Picabia a-t-il voulu séduire le public américain ? Ou sa démarche artistique fait-elle écho au revival de la peinture d’inspiration classique en France avant la Seconde Guerre mondiale ? Toujours est-il qu’il crée alors une série de «tableaux très stylisés, aux couleurs tantôt très vives, tantôt réduites au blanc et noir, où se détachent autour des figures des cernes très appuyés […] les sujets sont transposés, pour le vêtement et l’attitude, sur le mode antique», comme l’explique Michel Sanouillet. Son inspiration, il la tire en particulier des maîtres anciens, et notamment des Primitifs italiens. «Les personnages mélancolques sont décontextualisés, détachés de tout récit explicatif ; partant d’une reproduction en gravure d’une fresque pompéienne où Vénus tient Adonis mourant, l’artiste a remplacé le corps du jeune chasseur par un affleurement rocheux», commentent les auteurs du catalogue raisonné de Picabia. De fait, la scène se révèle elliptique. Le personnage masculin, objet de désir et de tourment, est absent. Seuls les regards et les poses de Vénus et de l’Amour, représenté sans ses flèches fatales, en disent long sur le drame qui s’est joué. Picabia a ainsi modernisé l’histoire tirée des Métamorphoses d’Ovide, qui voit Vénus, amoureuse du mortel héros, le supplier de ne pas partir à la chasse. Son pressentiment funeste se révélera juste : jaloux, Mars enverra contre lui un sanglier qui lui ôtera la vie. Picabia a gardé la trame et en a tiré une épure, supprimant la référence à l’antique jusque dans le titre, intemporel.

Le tableau figurait dans la rétrospective Picabia du Grand Palais, en 1976,  sous un autre titre

Tension dramatique
L’histoire du tableau ne s’arrête pas là. Dans ses mémoires, Olga Mohler assure que Picabia, déçu par la réception de l’exposition outre-Atlantique, aurait repeint sur les œuvres quand celles-ci revinrent des États-Unis ou les aurait même détruites. Selon le catalogue raisonné, «cette affirmation doit toutefois être nuancée». En effet, quand les peintures sont de retour, Picabia est alors concentré sur ses « Transparences ». Il va alors modifier la série «américaine» sans toutefois renier cette production. Ainsi, il intervient subtilement sur L’Amour et la Femme, ajoutant des ombres bleutées translucides grâce à un vernis coloré – selon le principe de sa célèbre série –, qui donne une tonalité étrange et mystérieuse à ce corpus.

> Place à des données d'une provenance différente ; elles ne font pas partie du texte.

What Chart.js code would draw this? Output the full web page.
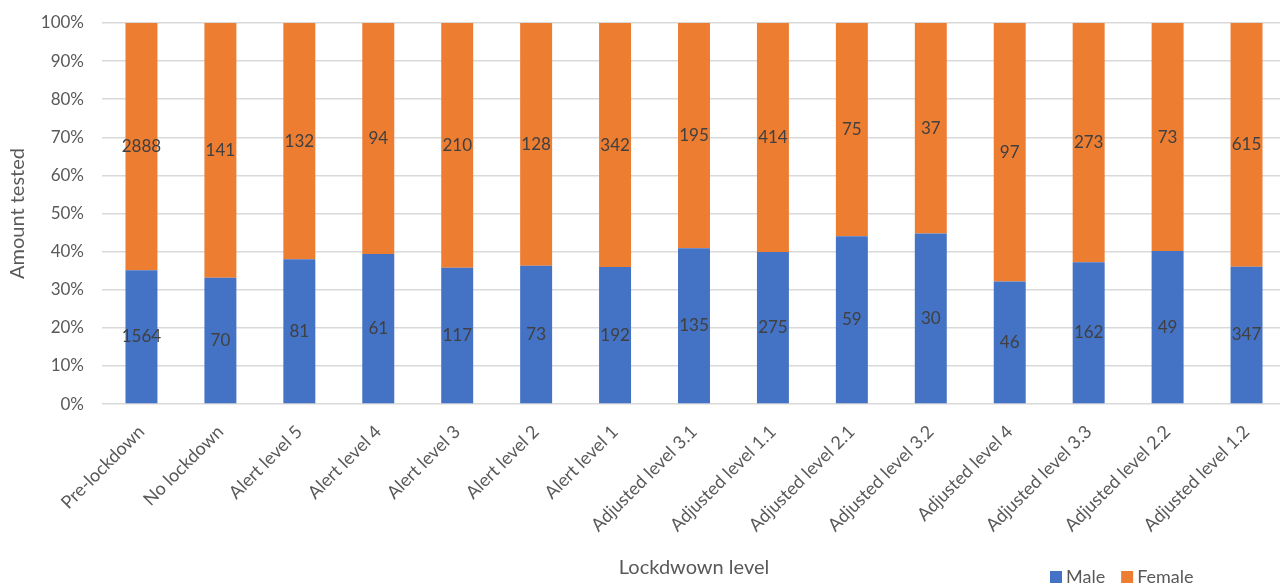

En outre, il assombrit et refroidit alors sa palette, ce qui contribue à accentuer la dimension dramatique du tableau, notamment dans la forêt à l’arrière-plan, allusion à la chasse… Consolation au succès, semble-t-il mitigé, de l’exposition de Chicago, l’État français fera l’acquisition en 1937 du tableau intitulé Spring, qui avait figuré dans cette même exposition. En 1976, deux décennies après la mort de l’artiste, le Grand Palais lui consacre une rétrospective dont fera partie ce tableau, sous le titre (incorrect) de Femme à l’angelot, tandis que le catalogue raisonné de Picabia a bien enregistré l’œuvre sous le nom de L’Amour et la Femme.

77
C’est le nombre d’œuvres de Picabia
détenues  par le Centre Pompidou
,
dont Le Printemps, provenant
de l’exposition de 1936, à Chicago,
«Paintings by Francis Picabia».

Notre tableau a appartenu, de 1953 à 1965, à la collection privée de Suzanne Romain, l’une des maîtresses de Picabia, avec laquelle il entretenait une correspondance épistolaire importante. Entre 1944 et 1948, tous deux ont ainsi échangé plus de 200 lettres d’amour. L’œuvre sera ensuite acquise par un particulier et conservée par lui de 1976 à 1990 avant de passer entre les mains de l’actuel détenteur. C’est à Germaine, Everling, une autre compagne du très actif Picabia que revient le mot de la fin sur cette série : «Après la période des « Transparences », où l’on pénétrait par une sorte de bonne volonté mystique et subjective dans un domaine purement poétique, voici que Picabia, se dépouillant à nouveau de toute littérature, nous emmène à sa suite dans une vision plus vivante, plus accessible. Les formes qu’elle nous offre sont hors du moment […] mais leur expression est absolument actuelle de par une simplification complète et une fraîcheur qui prendront avec les ans toute leur signification.»